We visited the Hoover-Minthorn House in Newberg which was Herbert Hoover’s childhood home after both his parents had died.  Once we met up with the Road Scholar group, we visited Mt Hood, specifically the Timberline Lodge that was built during the Great Depression.  Our Road Scholar guide was extremely knowledgeable and pointed out that they really built the lodge in the wrong location since the next time Mt Hood erupts, it will wipe out the lodge.  Enjoy it while you can.

We visited the Portland International Rose Test Garden.  That’s me with a statue of a Royal Rosarian greeter.  As I recall, the roses were sent from Europe during World War II since there was a great fear that many varieties would be destroyed during the war.  It was Portland’s gain.  There is also a Japanese garden that we explored.

We spent a day in downtown Portland exploring the city.  It’s really a very interesting city with many sites to explore.  One sign post was of particular interest since it pointed to so many other cities and places to visit.

We took a trip to the coast and our guide was telling us about the potential of a tidal wave hitting the Oregon coast.  Looked like nice surfing out in the ocean.  We stopped at one point where there was a sign that indicated that it was a tsunami assembly area, interestingly right in front of a cemetery.   We then moved on to a Lewis and Clark encampment and watched a musket shot demonstration.

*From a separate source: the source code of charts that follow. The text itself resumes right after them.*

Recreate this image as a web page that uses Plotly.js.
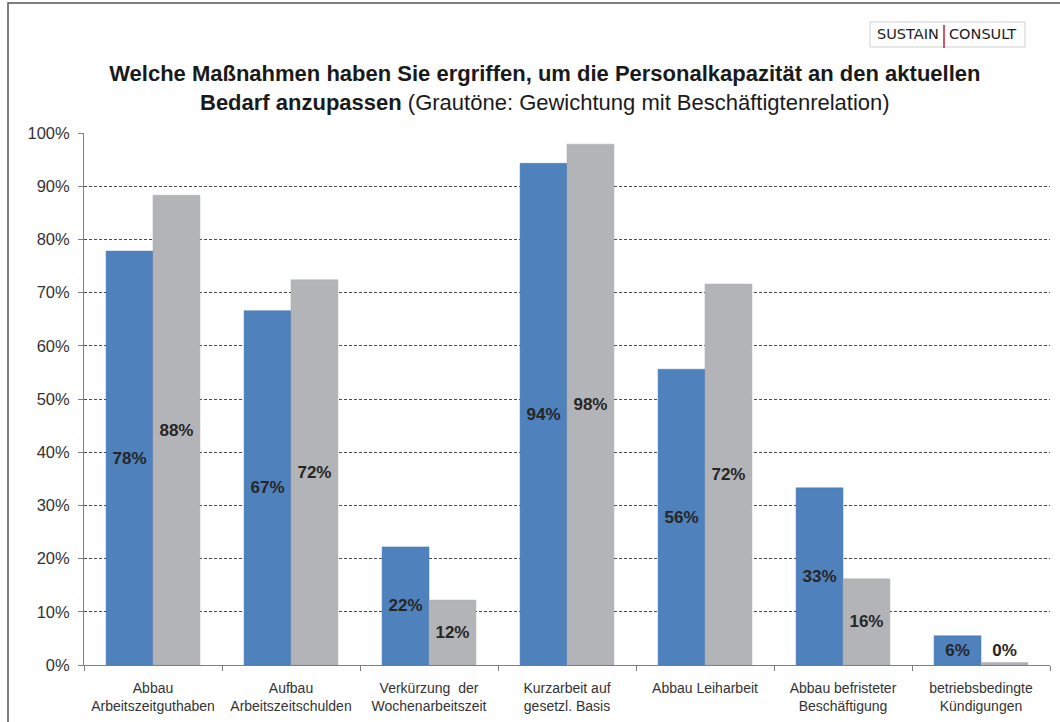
<!DOCTYPE html>
<html>
<head>
<meta charset="utf-8">
<script src="https://cdn.plot.ly/plotly-3.0.1.min.js"></script>
<style>
html,body{margin:0;padding:0;background:#fff;}
#chart{width:1060px;height:722px;}
</style>
</head>
<body>
<div id="chart"></div>
<script>
const categories = [
  "Abbau<br>Arbeitszeitguthaben",
  "Aufbau<br>Arbeitszeitschulden",
  "Verkürzung  der<br>Wochenarbeitszeit",
  "Kurzarbeit auf<br>gesetzl. Basis",
  "Abbau Leiharbeit<br> ",
  "Abbau befristeter<br>Beschäftigung",
  "betriebsbedingte<br>Kündigungen"
];
const seriesUnweighted = [77.8, 66.6, 22.2, 94.3, 55.6, 33.3, 5.5];
const seriesWeighted = [88.3, 72.4, 12.2, 97.9, 71.6, 16.2, 0.45];
const yTickVals = [0,10,20,30,40,50,60,70,80,90,100];
const yTickText = ["0%","10%","20%","30%","40%","50%","60%","70%","80%","90%","100%"];

const W = 1060, H = 722;
const mL = 84, mR = 10, mT = 133, mB = 57;
const plotW = W - mL - mR, plotH = H - mT - mB;

function labels(arr){ return arr.map(v => Math.round(v) + "%"); }
function positions(arr){ return arr.map(v => v < 3 ? "outside" : "inside"); }

const labelFont = {family: "Liberation Sans, Arial, sans-serif", size: 17, color: "#262626", weight: "bold"};

const traces = [
  {
    type: "bar", x: categories, y: seriesUnweighted,
    marker: {color: "#4F81BD", line: {color: "#4A7AB3", width: 0.5}},
    text: labels(seriesUnweighted).map(t => "<b>" + t + "</b>"),
    textposition: positions(seriesUnweighted),
    insidetextanchor: "middle", constraintext: "none",
    textfont: labelFont, insidetextfont: labelFont, outsidetextfont: labelFont,
    cliponaxis: false, hoverinfo: "skip"
  },
  {
    type: "bar", x: categories, y: seriesWeighted,
    marker: {color: "#B3B4B8", line: {color: "#A9AAAE", width: 0.5}},
    text: labels(seriesWeighted).map(t => "<b>" + t + "</b>"),
    textposition: positions(seriesWeighted),
    insidetextanchor: "middle", constraintext: "none",
    textfont: labelFont, insidetextfont: labelFont, outsidetextfont: labelFont,
    cliponaxis: false, hoverinfo: "skip"
  }
];

const layout = {
  width: W, height: H,
  margin: {l: mL, r: mR, t: mT, b: mB, pad: 0},
  paper_bgcolor: "#fff", plot_bgcolor: "#fff",
  showlegend: false,
  barmode: "group", bargap: 0.32, bargroupgap: 0,
  font: {family: "Liberation Sans, Arial, sans-serif", color: "#333"},
  title: {
    text: "<b>Welche Maßnahmen haben Sie ergriffen, um die Personalkapazität an den aktuellen<br>Bedarf anzupassen</b> (Grautöne: Gewichtung mit Beschäftigtenrelation)",
    font: {family: "Liberation Sans, Arial, sans-serif", size: 22, color: "#1a1a1a"},
    x: 0.514, xref: "container", xanchor: "center",
    y: 1 - 81/H, yref: "container", yanchor: "middle"
  },
  xaxis: {
    type: "category",
    showline: true, linecolor: "#7f7f7f", linewidth: 1,
    ticks: "outside", tickson: "boundaries", ticklen: 5, tickcolor: "#7f7f7f",
    tickfont: {size: 14, color: "#333"}, ticklabelstandoff: 10,
    showgrid: false, zeroline: false, fixedrange: true
  },
  yaxis: {
    range: [0, 100],
    tickvals: yTickVals, ticktext: yTickText,
    tickfont: {size: 16.5, color: "#333"}, ticklabelstandoff: 5,
    showline: true, linecolor: "#7f7f7f", linewidth: 1,
    ticks: "outside", ticklen: 5, tickcolor: "#7f7f7f",
    showgrid: true, gridcolor: "#4a4a4a", gridwidth: 1, griddash: "3px,2px",
    zeroline: false, fixedrange: true
  },
  shapes: [
    {type: "rect", xref: "paper", yref: "paper",
     x0: (8 - mL)/plotW, x1: (W + 20 - mL)/plotW,
     y0: -(H + 20 - mT - plotH)/plotH, y1: 1 + (mT - 3)/plotH,
     line: {color: "#555", width: 1.5}, fillcolor: "rgba(0,0,0,0)", layer: "below"},
    {type: "rect", xref: "paper", yref: "paper",
     x0: (870 - mL)/plotW, x1: (1025 - mL)/plotW,
     y0: 1 + (mT - 47)/plotH, y1: 1 + (mT - 22)/plotH,
     line: {color: "#cfcfcf", width: 1}, fillcolor: "#fff"},
    {type: "line", xref: "paper", yref: "paper",
     x0: (944 - mL)/plotW, x1: (944 - mL)/plotW,
     y0: 1 + (mT - 48)/plotH, y1: 1 + (mT - 25)/plotH,
     line: {color: "#c0203a", width: 1.5}}
  ],
  annotations: [
    {xref: "paper", yref: "paper", x: (941 - mL)/plotW, y: 1 + (mT - 34)/plotH,
     xanchor: "right", yanchor: "middle", showarrow: false,
     text: "SUSTAIN", font: {family: "DejaVu Sans, sans-serif", size: 14.5, color: "#222"}},
    {xref: "paper", yref: "paper", x: (947 - mL)/plotW, y: 1 + (mT - 34)/plotH,
     xanchor: "left", yanchor: "middle", showarrow: false,
     text: "CONSULT", font: {family: "DejaVu Sans, sans-serif", size: 14.5, color: "#222"}}
  ]
};

Plotly.newPlot("chart", traces, layout, {displayModeBar: false, staticPlot: true});
</script>
</body>
</html>
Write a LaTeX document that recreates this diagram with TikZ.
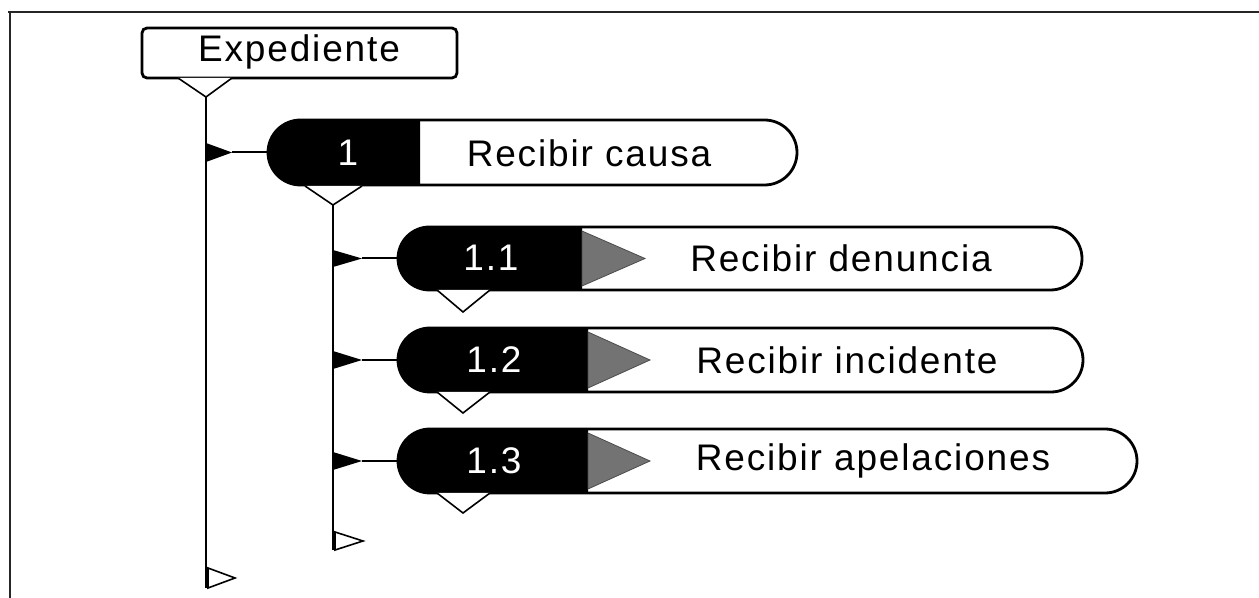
\documentclass[tikz,border=0pt]{standalone}
\usepackage{fontspec}
\setmainfont{Liberation Sans}[LetterSpace=5]
\usetikzlibrary{shapes.misc}
\begin{document}
\begin{tikzpicture}[x=0.5pt,y=-0.5pt,
  txt/.style={inner sep=0pt, font=\fontsize{18.5}{21}\selectfont},
  numtxt/.style={txt, text=white},
  boxline/.style={line width=1.4pt},
  pill/.style={rounded rectangle, draw, boxline, fill=white, inner sep=0pt, outer sep=0pt},
  blackpart/.style={rounded rectangle, rounded rectangle right arc=none, fill=black, inner sep=0pt, outer sep=0pt},
  spine/.style={line width=1pt},
  conn/.style={line width=1pt},
  opentri/.style={line width=0.8pt, fill=white},
  greytri/.style={fill=black!55, draw=black!70, line width=0.4pt}
]
\useasboundingbox (0,0) rectangle (1259,598);
% frame
\draw[line width=1.3pt, black!85] (8,12) -- (1259,12);
\draw[line width=1.3pt, black!85] (10,12) -- (10,598);

% Expediente
\node[draw, boxline, rounded corners=2.5pt, minimum width=157.5pt, minimum height=25pt, inner sep=0pt, outer sep=0pt] (exp) at (299.5,53) {};
\node[txt] (expt) at (299,52) {Expediente};

% node 1
\node[pill, minimum width=264.5pt, minimum height=32.5pt] (n1) at (532.5,152.5) {};
\node[blackpart, minimum width=76pt, minimum height=32.5pt] (b1) at (344,152.5) {};
\node[numtxt] (k1) at (348,153) {1};
\node[txt] (t1) at (589,153) {Recibir causa};

% node 1.1
\node[pill, minimum width=342pt, minimum height=31.5pt] (n11) at (740,258.5) {};
\node[blackpart, minimum width=92pt, minimum height=31.5pt] (b11) at (490,258.5) {};
\draw[greytri] (582,231) -- (645,258.5) -- (582,286) -- cycle;
\node[numtxt] (k11) at (491,258) {1.1};
\node[txt] (t11) at (841,258) {Recibir denuncia};

% node 1.2
\node[pill, minimum width=342.5pt, minimum height=32pt] (n12) at (740.5,360) {};
\node[blackpart, minimum width=95pt, minimum height=32pt] (b12) at (493,360) {};
\draw[greytri] (588,332) -- (650,360) -- (588,388) -- cycle;
\node[numtxt] (k12) at (494,360) {1.2};
\node[txt] (t12) at (847,360) {Recibir incidente};

% node 1.3
\node[pill, minimum width=369.5pt, minimum height=32pt] (n13) at (767.5,461) {};
\node[blackpart, minimum width=95pt, minimum height=32pt] (b13) at (493,461) {};
\draw[greytri] (588,433) -- (650,461) -- (588,489) -- cycle;
\node[numtxt] (k13) at (494,461) {1.3};
\node[txt] (t13) at (873,461) {Recibir apelaciones};

% spine 1 (from Expediente)
\coordinate (s1top) at (206,97);
\coordinate (s1bot) at (206,588);
\draw[opentri] (178,78) -- (s1top) -- (232,78);
\draw[spine] (s1top) -- (s1bot);
\draw[opentri] (208,568) -- (235,578) -- (208,588) -- cycle;
\fill (206,143) -- (232,152.5) -- (206,162) -- cycle;
\coordinate (c1) at (232,152.5);
\draw[conn] (c1) -- (n1.west);

% spine 2 (from node 1)
\coordinate (s2top) at (333,205);
\coordinate (s2bot) at (333,550);
\draw[opentri] (305,186) -- (s2top) -- (362,186);
\draw[spine] (s2top) -- (s2bot);
\draw[opentri] (335,532) -- (363,541) -- (335,550) -- cycle;

\fill (333,250) -- (362,258.5) -- (333,267) -- cycle;
\coordinate (c11) at (362,258.5);
\draw[conn] (c11) -- (n11.west);
\fill (333,351) -- (362,360) -- (333,369) -- cycle;
\coordinate (c12) at (362,360);
\draw[conn] (c12) -- (n12.west);
\fill (333,452) -- (362,461) -- (333,470) -- cycle;
\coordinate (c13) at (362,461);
\draw[conn] (c13) -- (n13.west);

% open triangles under sub-nodes
\draw[opentri] (437,290) -- (463,312) -- (490,290);
\draw[opentri] (437,392) -- (463,413) -- (490,392);
\draw[opentri] (437,493) -- (463,513) -- (490,493);
\end{tikzpicture}
\end{document}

Another day was spent going up the Columbia River Gorge and hearing about the geography of the area.  I found it absolutely fascinating to hear how the Columbia River Gorge was formed.  The guide took us to some of the most wonderful waterfalls along the gorge.  We also visited some of the eastern part of the state to see the dryer part.  Our last stop was at the Bonneville Dam which was also quite interesting.  Seeing the fish swimming along the fish ladders behind glass was really fascinating.